By Kwame Okoampa-Ahoofe, Jr., Ph.D.
Garden City, New York
July 22, 2014
I have written extensively about the subject of the deliberate and unconscionable withholding of the book and research allowances of tertiary-academy faculty – or lecturers – by the Mahama-led government of the National Democratic Congress (NDC), and so I do not intend to rehash my argument in defense of the same herein. What I simply want to say here is that a government that does not respect the pedagogical and intellectual production, and productivity, of the members of its highest citadels of learning does not, in turn, deserve our respect and loyalty.
That government definitely has absolutely no right, whatsoever, to call itself a government of the people, for the people and by the people – my profuse apologies to U.S. president Abraham Lincoln. Indeed, such a government is merely a parasitic occupation force that deserves to be removed in the most radically legitimate manner that it possibly can be (See “Parliamentary Committee to Meet POTAG Over Strike” Citifmonline.com 7/22/14).
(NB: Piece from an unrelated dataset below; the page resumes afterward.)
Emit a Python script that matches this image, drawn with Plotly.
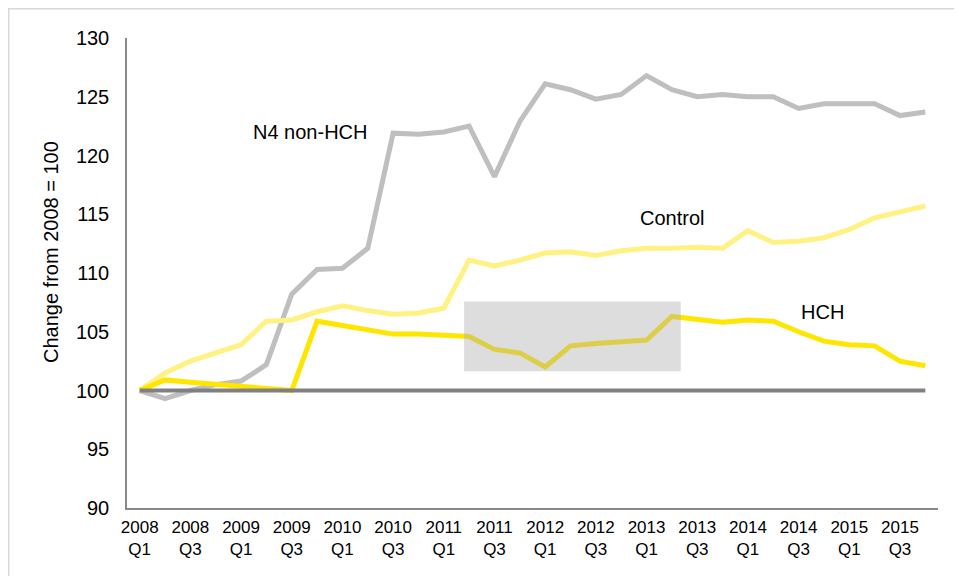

I have no idea what inspired the Mahama-led government of the so-called National Democratic Congress to arrive at the inexcusably primitive and nihilistic conclusion that it could summarily and callously stanch the professional life-blood of the country’s major academies and still expect Ghana to produce scholars and teachers who could readily hold their own against their counterparts on the global intellectual and cultural market. This scandalous state of affairs clearly points to the total and abject knowledge of what national development is really about and, even more significantly, where such progressive process of the critical creation and shaping of civilized humanity begins.
The great pity, though, is the fact that nearly each and every one of the executive operatives of the NDC is a prime beneficiary of the very institutions whose brain trusts are being so callously and literally starved to death. Maybe we need to emphasize, once again, for the umpteenth time, that without a sound educational system – at all academic levels – the soul and spirit of the nation would be lost, and then it would fall to foreigners to dictate the terms and direction of our destiny. And so far, this is the problem that we have been faced with for sometime now and are likely to be faced with for the foreseeable future.
This also largely explains why today Ghanaians have become avid and credulous consumers of the products of citizens of other nationalities, to the detriment of our own creativity and genius. We have also become blind imitators of other cultures. One only has to listen to our so-called Hip-Life music in order to arrive at such tragically avoidable conclusion. This, of course, is not to imply that “globalization” is without any redeeming features whatsoever. My unabashed contention here is that if we are to be highly respected around the globe as a people and a nation, then we had better start doing some really serious thinking about our worth and the nature of our contribution to the commonwealth of civilized humanity.
Those who have been vehemently opposed to the periodic or annual payment of book and research allowances due our tertiary-academy faculties, point to what they believe to be the apparent and/or palpable dearth of any significant research conducted by the recipients of such professional-development allowances, and the woeful lack of any worthwhile publications to show their paymasters for the same.
But even as I have had occasion to point out, time and again, the bulk of what legitimately passes for research among members of the professoriate often comes largely in the form of faculty development or professional enrichment, and this includes regular attendance and organization of academic and professional conferences for the salutary exchange of new ideas as well as new and more effective ways of knowledge acquisition, impartation or dissemination. This is what is presently called “Best Practices.”
If not much that is substantive appears to be happening in our citadels of higher learning, then, perhaps, the entire process of academic practice in the country needs to be critically examined and overhauled, if necessary. Scapegoating our professors and lecturers for problems that have existed and been neglectfully allowed to fester by past and successive governments for decades, is hardly the aptest solution.